11. As per Section 2(33) of the J.J. Act "heinous offences" means the offences in which minimum punishment is seven years or more. The learned JJB has held that none of the Sections 18, 20, 38 and 39 provides minimum punishment for seven years. The sine qua non for trying the CCL as an adult for committing heinous offence is minimum punishment of seven years. This issue is no longer res integra. In the case of Shilpa Mittal Vs. State (NCT of Delhi) and Another [MANU/SC/0020/2020 : (2020) 2 Supreme Court Cases 787] the Hon'ble Supreme Court held as under:
"34. From the scheme of Sections 14, 15 and 19 referred to above it is clear that the Legislature felt that before the juvenile is tried as an adult a very detailed study must be done and the procedure laid down has to be followed. Even if a child commits a heinous crime, he is not automatically to be tried as an adult. This also clearly indicates that the meaning of the words "heinous offence" cannot be expanded by removing the word "minimum" from the definition.

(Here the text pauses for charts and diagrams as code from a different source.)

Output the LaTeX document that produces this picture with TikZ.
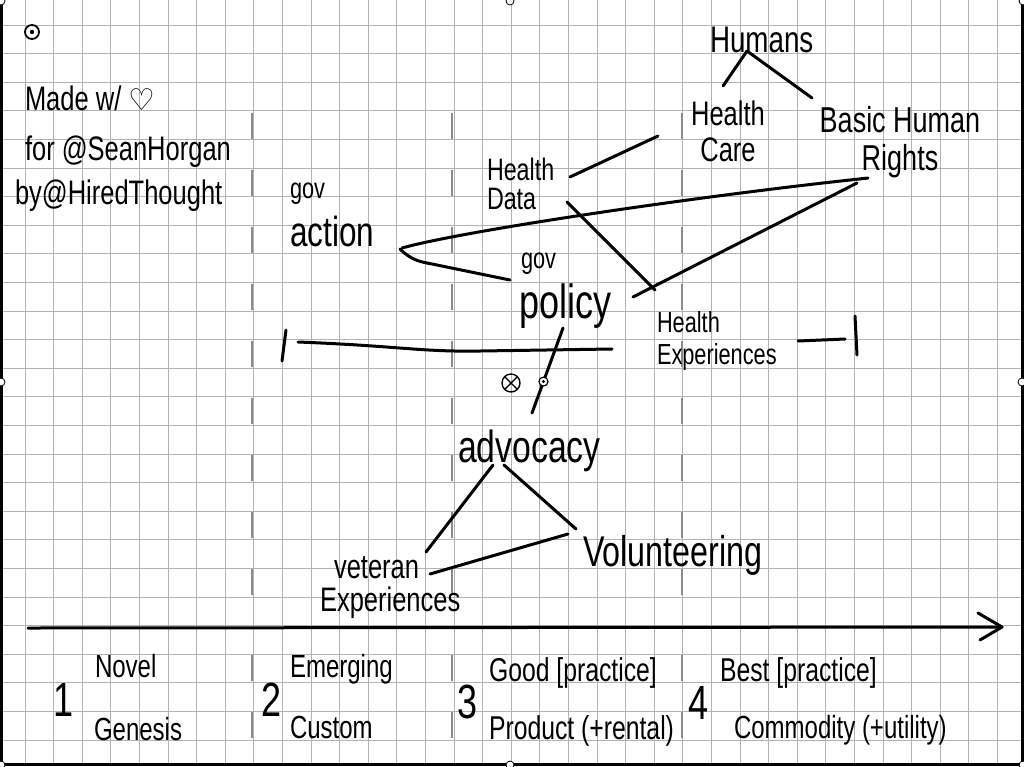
\documentclass[tikz,border=0pt]{standalone}
\usepackage{fontspec}
\setmainfont{Liberation Sans}[FakeStretch=0.75]
\newfontfamily\symfont{DejaVu Sans}
\usetikzlibrary{calc}
\begin{document}
\begin{tikzpicture}[x=1pt,y=-1pt,
  ink/.style={line width=3pt, line cap=round, line join=round, draw=black},
  gridline/.style={line width=1pt, draw=black!30},
  evo/.style={line width=2pt, draw=black!45, dash pattern=on 26pt off 31pt},
  hand/.style={inner sep=0pt, outer sep=0pt, text=black},
  fs/.style 2 args={font=\fontsize{#1}{#2}\selectfont},
  handle/.style={circle, draw=black, fill=white, line width=0.8pt, inner sep=0pt, minimum size=8pt},
  dotmark/.style={circle, draw=black, fill=white, line width=1.2pt, inner sep=0pt, minimum size=9pt}
]
\useasboundingbox (0,0) rectangle (1024,766);
\fill[white] (0,0) rectangle (1024,766);
% grid
\foreach \i in {0,...,34} \draw[gridline] ({25+28.6*\i},0) -- ({25+28.6*\i},766);
\foreach \j in {0,...,25} \draw[gridline] (0,{25+28.6*\j}) -- (1024,{25+28.6*\j});
% evolution stage separators
\foreach \x in {252,452,682} {
  \draw[evo] (\x,113) -- (\x,600);
  \draw[evo] (\x,655) -- (\x,740);
}
% frame
\draw[line width=3pt] (1.5,0) -- (1.5,764.5) -- (1022.5,764.5) -- (1022.5,0);
% handles
\foreach \p in {(510,1),(1,382),(1022,382),(510,765),(1,1),(1023,1),(1,765),(1023,765)}
  \node[handle] at \p {};
% anchor marker top-left
\draw[line width=1.8pt] (32,32) circle (7);
\fill (32,32) circle (2.2);

% header
\node[hand, fs={34}{38}, anchor=base west] (made) at (25,110) {Made w/ {\symfont\fontsize{30}{30}\selectfont ♡}};
\node[hand, fs={34}{38}, anchor=base west] (for) at (25,160) {for @SeanHorgan};
\node[hand, fs={34}{38}, anchor=base west] (by) at (15,204) {by@HiredThought};

% components
\node[hand, fs={37}{40}, anchor=base west] (humans) at (710,52) {Humans};
\node[hand, fs={34}{36}, anchor=north, align=center] (care) at (728,101) {Health\\Care};
\node[hand, fs={36}{38}, anchor=north, align=center] (rights) at (900,106) {Basic Human\\Rights};
\node[hand, fs={31}{29}, anchor=north west, align=left] (hdata) at (487,158) {Health\\Data};
\node[hand, fs={29}{30}, anchor=base west] (govA) at (290,198) {gov};
\node[hand, fs={42}{44}, anchor=base west] (action) at (290,246) {action};
\node[hand, fs={29}{30}, anchor=base west] (govP) at (521,268) {gov};
\node[hand, fs={48}{50}, anchor=base west] (policy) at (519,318) {policy};
\node[hand, fs={29}{32}, anchor=north west, align=left] (hexp) at (657,311) {Health\\Experiences};
\node[hand, fs={45}{48}, anchor=base west] (advocacy) at (458,462) {advocacy};
\node[hand, fs={43}{46}, anchor=base west] (volunteering) at (583,566) {Volunteering};
\node[hand, fs={34}{33}, anchor=north west, align=left] (veteran) at (320,557) {\hspace*{14pt}veteran\\Experiences};

% connectors
\draw[ink] ($(humans.base west)+(37,-1)$) -- ($(care.north)+(-5,-15)$);
\draw[ink] ($(humans.base west)+(37,-1)$) -- ($(rights.north)+(-88,-8)$);
\draw[ink] ($(hdata.north west)+(83,19)$) -- ($(care.north)+(-70,35)$);
\draw[ink] ($(hdata.north west)+(80,44)$) -- ($(hexp.north west)+(-2,-21)$);
\draw[ink] ($(policy.base west)+(114,-21)$) -- ($(rights.north)+(-43,77)$);
\draw[ink] ($(action.base west)+(112,2)$) .. controls (455,233) and (650,203) .. ($(rights.north)+(-77,77)$) -- ($(rights.north)+(-32,72)$);
\draw[ink] ($(action.base west)+(110,3)$) .. controls (412,261) and (422,262) .. (432,264) -- ($(policy.base west)+(-9,-38)$);
\draw[ink] ($(policy.base west)+(44,10)$) -- ($(advocacy.base west)+(74,-49)$)
  node[dotmark, pos=0.63] (inert) {};
\fill ($(inert.center)$) circle (1.6);
\draw[ink] ($(advocacy.base west)+(35,3)$) -- ($(veteran.north west)+(106,-5)$);
\draw[ink] ($(advocacy.base west)+(46,3)$) -- ($(volunteering.base west)+(-7,-37)$);
\draw[ink] ($(veteran.north west)+(110,17)$) -- ($(volunteering.base west)+(-15,-32)$);

% range marker
\draw[ink] (286,330) -- (282,361);
\draw[ink] (298,342) .. controls (400,346) and (420,352) .. (480,351) -- (612,349);
\draw[ink] (798,341) -- (845,339);
\draw[ink] (855,316) -- (857,355);

% crossed marker
\draw[line width=1.4pt] (511,383) circle (9);
\draw[line width=1.4pt] (505,377) -- (517,389) (517,377) -- (505,389);

% evolution axis
\coordinate (ax0) at (28,628);
\coordinate (ax1) at (1002,627);
\draw[ink] (ax0) -- (ax1);
\draw[ink] (978,613) -- (ax1) -- (980,640);

% stage labels
\node[hand, fs={48}{50}, anchor=base west] (s1) at (53,716) {1};
\node[hand, fs={32}{34}, anchor=base west] (novel) at (95,677) {Novel};
\node[hand, fs={32}{34}, anchor=base west] (genesis) at (94,740) {Genesis};
\node[hand, fs={48}{50}, anchor=base west] (s2) at (261,716) {2};
\node[hand, fs={32}{34}, anchor=base west] (emerging) at (290,677) {Emerging};
\node[hand, fs={32}{34}, anchor=base west] (custom) at (290,738) {Custom};
\node[hand, fs={48}{50}, anchor=base west] (s3) at (457,718) {3};
\node[hand, fs={33}{34}, anchor=base west] (good) at (489,681) {Good [practice]};
\node[hand, fs={33}{34}, anchor=base west] (product) at (489,739) {Product (+rental)};
\node[hand, fs={48}{50}, anchor=base west] (s4) at (688,719) {4};
\node[hand, fs={33}{34}, anchor=base west] (best) at (720,681) {Best [practice]};
\node[hand, fs={32}{34}, anchor=base west] (commodity) at (734,738) {Commodity (+utility)};
\end{tikzpicture}
\end{document}
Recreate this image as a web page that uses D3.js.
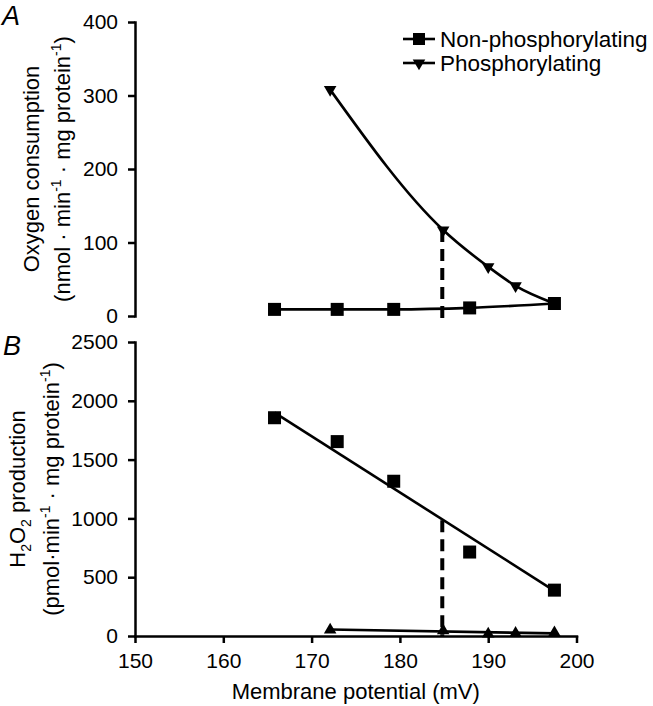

35. Though we are of the view that the word "minimum" cannot be treated as surplusage, yet we are duty-bound to decide as to how the children who have committed an offence falling within the 4th category should be dealt with. We are conscious of the views expressed by us above that this Court cannot legislate. However, if we do not deal with this issue there would be no guidance to the Juvenile Justice Boards to deal with children who have committed such offences which definitely are serious, or may be more than serious offences, even if they are not heinous offences. Since two views are possible we would prefer to take a view which is in favour of children and, in our opinion, the Legislature should take the call in this matter, but till it does so, in exercise of powers conferred under Article 142 of the Constitution, we direct that from the date when the 2015 Act came into force, all children who have committed offences falling in the 4th category shall be dealt with in the same manner as children who have committed "serious offences".
12. Having regard to this, it is clear that the learned JJB did not commit any error in rejecting the application Exhibit 25 in J.C. No. 160 of 2019 and the learned Appellate Court did not commit any error in dismissing Criminal Appeal No. 2 of 2021. Hence, the revision application is devoid of any substance. Revision Application is accordingly dismissed.